Building a Shared Library
When multiple scripts share the same utility functions, extract them into a library file and source it. This is how large DevOps codebases avoid copy-paste drift:
Functions defined in a sourced file exist in the calling script's environment for its entire lifetime. This gives you modular, reusable code without any package manager or interpreter overhead.
The die Helper Pattern
Every production script at Netflix, Stripe, and similar organizations has a die function. It centralizes the "print an error and exit with failure" pattern, keeping the rest of the script clean:
die() {
log_error "$*"
# Optional: send alert, clean up temp files, etc.
exit 1
}
# Usage — replaces multi-line error handling throughout the script
[[ -f "$CONFIG_FILE" ]] || die "Config file not found: ${CONFIG_FILE}"
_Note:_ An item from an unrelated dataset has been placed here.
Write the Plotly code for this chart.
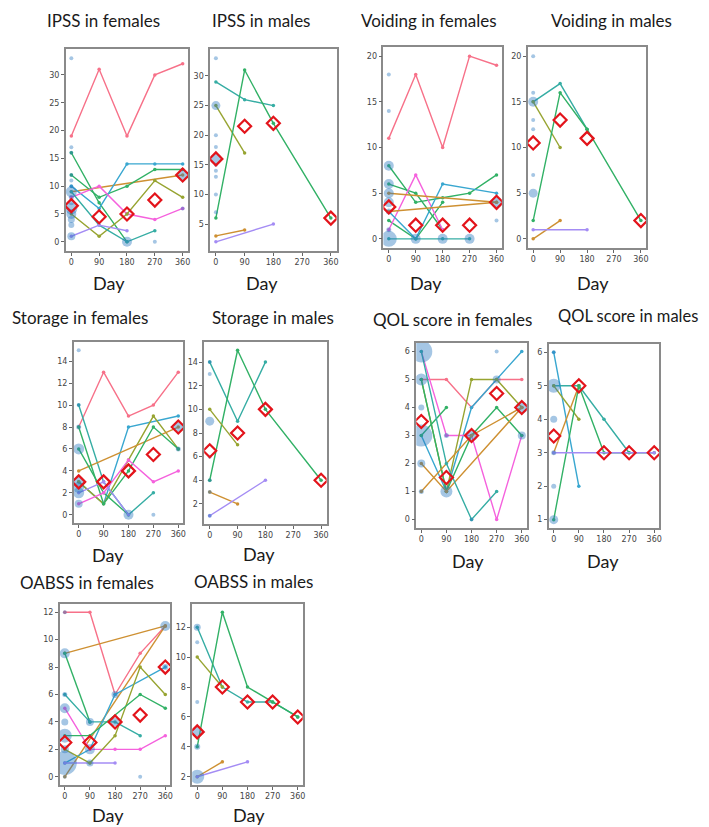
import plotly.graph_objects as go

W, H = 709, 827
COLORS = {'pink': '#f77189', 'orange': '#ce9032', 'olive': '#97a431', 'green': '#32b166',
          'teal': '#36ada4', 'blue': '#39a7d0', 'purple': '#a48cf4', 'magenta': '#f561dd'}
DAYS = [0, 90, 180, 270, 360]
DAY_LABELS = ['0', '90', '180', '270', '360']

# ---------------- data ----------------
IPSS_F_LINES = [
    ('pink', [0, 90, 180, 270, 360], [19, 31, 19, 30, 32]),
    ('orange', [0, 360], [9, 12]),
    ('green', [0, 90, 180], [16, 7, 0]),
    ('green', [0, 90, 180, 270, 360], [12, 8, 10, 13, 13]),
    ('blue', [0, 90, 180, 270, 360], [10, 6, 14, 14, 14]),
    ('magenta', [0, 90, 180, 270, 360], [8, 10, 5, 4, 6]),
    ('olive', [0, 90, 180, 270, 360], [5, 1, 5, 11, 8]),
    ('teal', [0, 90, 180, 270], [9, 3, 0, 2]),
    ('purple', [0, 90, 180], [1, 3, 2]),
]
IPSS_F_DOT_X = [0] * 14 + [180, 270, 360, 360]
IPSS_F_DOT_Y = [33, 17, 16, 12, 11, 10, 9, 8, 7, 6, 5, 4, 3, 1, 0, 0, 12, 6]
IPSS_F_DOT_S = [4, 4, 4, 4, 4, 4, 11, 5, 5, 12, 10, 7, 6, 8, 10, 4, 10, 4]
IPSS_F_MEAN = [6.5, 4.5, 5, 7.5, 12]

IPSS_M_LINES = [
    ('teal', [0, 90, 180], [29, 26, 25]),
    ('olive', [0, 90], [25, 17]),
    ('green', [0, 90, 180, 360], [6, 31, 22, 6]),
    ('orange', [0, 90], [3, 4]),
    ('purple', [0, 180], [2, 5]),
]
IPSS_M_DOT_X = [0] * 10
IPSS_M_DOT_Y = [33, 25, 20, 18, 16, 15, 14, 13, 10, 7]
IPSS_M_DOT_S = [4, 9, 4, 4, 11, 4, 4, 4, 4, 4]
IPSS_M_MEAN = [16, 21.5, 22, None, 6]

VOID_F_LINES = [
    ('pink', [0, 90, 180, 270, 360], [11, 18, 10, 20, 19]),
    ('green', [0, 90, 180, 270, 360], [8, 4, 4.5, 5, 7]),
    ('green', [0, 90, 180], [6, 5, 1]),
    ('green', [0, 90, 180], [2, 0, 4]),
    ('magenta', [0, 90, 180], [1, 7, 1]),
    ('blue', [0, 90, 180, 360], [3, 0, 6, 5]),
    ('orange', [0, 360], [5, 4]),
    ('orange', [0, 360], [3, 4]),
    ('teal', [0, 90, 180, 270], [0, 0, 0, 0]),
]
VOID_F_DOT_X = [0] * 9 + [90, 180, 270, 360, 360]
VOID_F_DOT_Y = [18, 14, 8, 6, 5, 4, 3, 1, 0, 0, 0, 0, 4, 2]
VOID_F_DOT_S = [4, 4, 10, 10, 10, 10, 6, 5, 16, 10, 10, 10, 10, 4]
VOID_F_MEAN = [3.5, 1.5, 1.5, 1.5, 4]

VOID_M_LINES = [
    ('teal', [0, 90, 180], [15, 17, 12]),
    ('olive', [0, 90], [15, 10]),
    ('green', [0, 90, 180, 360], [2, 16, 12, 2]),
    ('orange', [0, 90], [0, 2]),
    ('purple', [0, 180], [1, 1]),
]
VOID_M_DOT_X = [0] * 7
VOID_M_DOT_Y = [20, 16, 15, 13, 12, 7, 5]
VOID_M_DOT_S = [4, 4, 10, 4, 4, 4, 9]
VOID_M_MEAN = [10.5, 13, 11, None, 2]

STOR_F_LINES = [
    ('pink', [0, 90, 180, 270, 360], [8, 13, 9, 10, 13]),
    ('teal', [0, 90, 180, 270], [10, 3, 0, 2]),
    ('blue', [0, 90, 180, 360], [3, 1, 8, 9]),
    ('olive', [0, 90, 180, 270, 360], [3, 1, 5, 9, 6]),
    ('orange', [0, 360], [4, 8]),
    ('green', [0, 90, 180, 270, 360], [8, 1, 4, 8, 6]),
    ('green', [0, 90, 180], [6, 2, 0]),
    ('magenta', [0, 90, 180, 270, 360], [1, 2, 5, 3, 4]),
    ('purple', [0, 90, 180], [2, 3, 0]),
]
STOR_F_DOT_X = [0] * 8 + [180, 270, 360, 360]
STOR_F_DOT_Y = [15, 10, 8, 6, 3, 2.5, 2, 1, 0, 0, 8, 6]
STOR_F_DOT_S = [4, 4, 5, 11, 11, 11, 11, 8, 10, 4, 10, 5]
STOR_F_MEAN = [3, 3, 4, 5.5, 8]

STOR_M_LINES = [
    ('teal', [0, 90, 180], [14, 9, 14]),
    ('green', [0, 90, 180, 360], [4, 15, 10, 4]),
    ('olive', [0, 90], [10, 7]),
    ('orange', [0, 90], [3, 2]),
    ('purple', [0, 180], [1, 4]),
]
STOR_M_DOT_X = [0] * 7
STOR_M_DOT_Y = [14, 13, 9, 6, 4, 3, 1]
STOR_M_DOT_S = [4, 4, 9, 4, 4, 4, 4]
STOR_M_MEAN = [6.5, 8, 10, None, 4]

QOL_F_LINES = [
    ('pink', [0, 90, 180, 270, 360], [5, 5, 4, 5, 5]),
    ('blue', [0, 90, 180, 270, 360], [3, 1, 4, 5, 6]),
    ('magenta', [0, 90, 180, 270, 360], [6, 3, 3, 0, 3]),
    ('olive', [0, 90, 180, 270, 360], [5, 1, 5, 5, 4]),
    ('green', [0, 90], [3, 4]),
    ('green', [0, 90, 180, 270, 360], [5, 1, 3, 4, 3]),
    ('orange', [0, 90, 360], [2, 1, 4]),
    ('orange', [0, 180, 360], [1, 3, 4]),
    ('teal', [0, 90, 180, 270], [6, 2, 0, 1]),
]
QOL_F_DOT_X = [0] * 6 + [90, 90, 180, 180, 270, 270, 360, 360]
QOL_F_DOT_Y = [6, 5, 4, 3, 2, 1, 1, 3, 3, 0, 6, 5, 4, 3]
QOL_F_DOT_S = [22, 12, 6, 22, 8, 5, 12, 5, 12, 4, 4, 8, 12, 8]
QOL_F_MEAN = [3.5, 1.5, 3, 4.5, 4]

QOL_M_LINES = [
    ('blue', [0, 90], [6, 2]),
    ('teal', [0, 90, 180, 270], [5, 5, 4, 3]),
    ('olive', [0, 90], [5, 4]),
    ('orange', [0, 90], [3, 5]),
    ('green', [0, 90, 180, 270, 360], [1, 5, 3, 3, 3]),
    ('purple', [0, 360], [3, 3]),
]
QOL_M_DOT_X = [0] * 6
QOL_M_DOT_Y = [6, 5, 4, 3, 2, 1]
QOL_M_DOT_S = [4, 14, 7, 5, 5, 9]
QOL_M_MEAN = [3.5, 5, 3, 3, 3]

OAB_F_LINES = [
    ('pink', [0, 90, 180, 270, 360], [12, 12, 6, 9, 11]),
    ('orange', [0, 360], [9, 11]),
    ('orange', [0, 360], [0, 11]),
    ('green', [0, 90], [9, 4]),
    ('teal', [0, 90, 180, 270], [6, 4, 4, 3]),
    ('blue', [0, 90, 180, 360], [1, 2, 6, 8]),
    ('magenta', [0, 90, 180, 270, 360], [5, 2, 2, 2, 3]),
    ('purple', [0, 90, 180], [1, 1, 1]),
    ('olive', [0, 90, 180, 270, 360], [2, 1, 3, 8, 6]),
    ('green', [0, 90, 270, 360], [3, 3, 6, 5]),
]
OAB_F_DOT_X = [0] * 9 + [90, 90, 90, 180, 180, 270, 360, 360]
OAB_F_DOT_Y = [12, 9, 6, 5, 4, 3, 2, 1, 0, 4, 2, 1, 4, 6, 0, 11, 8]
OAB_F_DOT_S = [4, 10, 5, 10, 7, 14, 8, 24, 4, 8, 10, 7, 8, 7, 4, 10, 6]
OAB_F_MEAN = [2.5, 2.5, 4, 4.5, 8]

OAB_M_LINES = [
    ('teal', [0, 90, 180, 270, 360], [12, 8, 7, 7, 6]),
    ('green', [0, 90, 180, 270, 360], [4, 13, 8, 7, 6]),
    ('olive', [0, 90], [10, 8]),
    ('orange', [0, 90], [2, 3]),
    ('purple', [0, 180], [2, 3]),
]
OAB_M_DOT_X = [0] * 6
OAB_M_DOT_Y = [12, 11, 7, 5, 4, 2]
OAB_M_DOT_S = [7, 4, 4, 10, 6, 14]
OAB_M_MEAN = [5, 8, 7, 7, 6]

TITLES = ['IPSS in females', 'IPSS in males', 'Voiding in females', 'Voiding in males',
          'Storage in females', 'Storage in males', 'QOL score in females', 'QOL score in males',
          'OABSS in females', 'OABSS in males']
Y_TICKS = [[0, 5, 10, 15, 20, 25, 30], [5, 10, 15, 20, 25, 30],
           [0, 5, 10, 15, 20], [0, 5, 10, 15, 20],
           [0, 2, 4, 6, 8, 10, 12, 14], [2, 4, 6, 8, 10, 12, 14],
           [0, 1, 2, 3, 4, 5, 6], [1, 2, 3, 4, 5, 6],
           [0, 2, 4, 6, 8, 10, 12], [2, 4, 6, 8, 10, 12]]

DATA = [
    (IPSS_F_LINES, IPSS_F_DOT_X, IPSS_F_DOT_Y, IPSS_F_DOT_S, IPSS_F_MEAN),
    (IPSS_M_LINES, IPSS_M_DOT_X, IPSS_M_DOT_Y, IPSS_M_DOT_S, IPSS_M_MEAN),
    (VOID_F_LINES, VOID_F_DOT_X, VOID_F_DOT_Y, VOID_F_DOT_S, VOID_F_MEAN),
    (VOID_M_LINES, VOID_M_DOT_X, VOID_M_DOT_Y, VOID_M_DOT_S, VOID_M_MEAN),
    (STOR_F_LINES, STOR_F_DOT_X, STOR_F_DOT_Y, STOR_F_DOT_S, STOR_F_MEAN),
    (STOR_M_LINES, STOR_M_DOT_X, STOR_M_DOT_Y, STOR_M_DOT_S, STOR_M_MEAN),
    (QOL_F_LINES, QOL_F_DOT_X, QOL_F_DOT_Y, QOL_F_DOT_S, QOL_F_MEAN),
    (QOL_M_LINES, QOL_M_DOT_X, QOL_M_DOT_Y, QOL_M_DOT_S, QOL_M_MEAN),
    (OAB_F_LINES, OAB_F_DOT_X, OAB_F_DOT_Y, OAB_F_DOT_S, OAB_F_MEAN),
    (OAB_M_LINES, OAB_M_DOT_X, OAB_M_DOT_Y, OAB_M_DOT_S, OAB_M_MEAN),
]

# ---------------- layout (pixel geometry) ----------------
# frame: left, right, top, bottom ; y range
FRAMES = [
    (58, 181, 41, 243, [-1.65, 34.65]),
    (203, 330, 41, 243, [0.45, 34.55]),
    (377, 496, 39, 240, [-1, 21]),
    (522, 641, 39, 240, [-1, 21]),
    (66, 176, 334, 515, [-0.75, 15.75]),
    (197, 320, 334, 516, [0.3, 15.7]),
    (410, 521, 335, 520, [-0.3, 6.3]),
    (543, 654, 336, 520, [0.75, 6.25]),
    (52, 163, 596, 777, [-0.6, 12.6]),
    (185, 296, 596, 777, [1.45, 13.55]),
]
TITLE_POS = [(37, 12), (203, 12), (352, 12), (543, 12),
             (2, 309), (203, 309), (365, 311), (550, 308),
             (10, 574), (185, 573)]
TITLE_SIZE = [17, 17, 17, 17, 17, 17, 17, 16.5, 17, 17]
DAY_POS = [(101, 275), (255, 275), (420, 275), (587, 275),
           (100, 547), (252, 546), (462, 553), (598, 553),
           (100, 807), (242, 807)]

fig = go.Figure()
layout = dict(width=W, height=H, margin=dict(l=0, r=0, t=0, b=0),
              paper_bgcolor='white', plot_bgcolor='white', showlegend=False)
annotations = []

DOT_COLOR = 'rgba(40,120,190,0.6)'
FONT_TXT = 'Lato, Liberation Sans, Arial, sans-serif'

for i, (lines, dx, dy, ds, mean) in enumerate(DATA):
    k = '' if i == 0 else str(i + 1)
    l, r, t, b, yr = FRAMES[i]
    axcommon = dict(showline=True, mirror=True, linecolor='#8a8a8a', linewidth=1.5,
                    showgrid=False, zeroline=False, ticks='outside', ticklen=3,
                    tickwidth=1, tickcolor='#666',
                    tickfont=dict(family='DejaVu Sans', size=8, color='#444'))
    layout['xaxis' + k] = dict(domain=[l / W, r / W], anchor='y' + k, range=[-18, 378],
                               tickvals=DAYS, ticktext=DAY_LABELS, **axcommon)
    layout['yaxis' + k] = dict(domain=[1 - b / H, 1 - t / H], anchor='x' + k, range=yr,
                               tickvals=Y_TICKS[i], **axcommon)
    xa, ya = 'x' + k, 'y' + k
    for cname, xs, ys in lines:
        fig.add_trace(go.Scatter(x=xs, y=ys, mode='lines+markers', xaxis=xa, yaxis=ya,
                                 line=dict(color=COLORS[cname], width=1.4),
                                 marker=dict(size=3.5, color=COLORS[cname]),
                                 hoverinfo='skip'))
    fig.add_trace(go.Scatter(x=dx, y=dy, mode='markers', xaxis=xa, yaxis=ya,
                             marker=dict(size=ds, color=DOT_COLOR, line=dict(width=0)),
                             hoverinfo='skip'))
    fig.add_trace(go.Scatter(x=DAYS, y=mean, mode='markers', xaxis=xa, yaxis=ya,
                             marker=dict(symbol='diamond-open', size=10, color='#e3141b',
                                         line=dict(width=2.2, color='#e3141b')),
                             hoverinfo='skip'))
    tx, ty = TITLE_POS[i]
    annotations.append(dict(text=TITLES[i], x=tx / W, y=1 - ty / H, xref='paper', yref='paper',
                            xanchor='left', yanchor='middle', showarrow=False,
                            font=dict(family=FONT_TXT, size=TITLE_SIZE[i], color='#1a1a1a')))
    qx, qy = DAY_POS[i]
    annotations.append(dict(text='Day', x=qx / W, y=1 - qy / H, xref='paper', yref='paper',
                            xanchor='center', yanchor='middle', showarrow=False,
                            font=dict(family=FONT_TXT, size=18, color='#1a1a1a')))

layout['annotations'] = annotations
fig.update_layout(**layout)
fig.write_html('out.html')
[[ "$EUID" -eq 0 ]] || die "This script must run as root"
[[ -n "$API_KEY" ]] || die "API_KEY environment variable is required"
Well-organized functions, strict locals, exit-code contracts, and the five-section layout are not stylistic preferences — they are the difference between scripts that survive production incidents and scripts that create them. Treat your shell code with the same discipline you apply to any other language in your stack.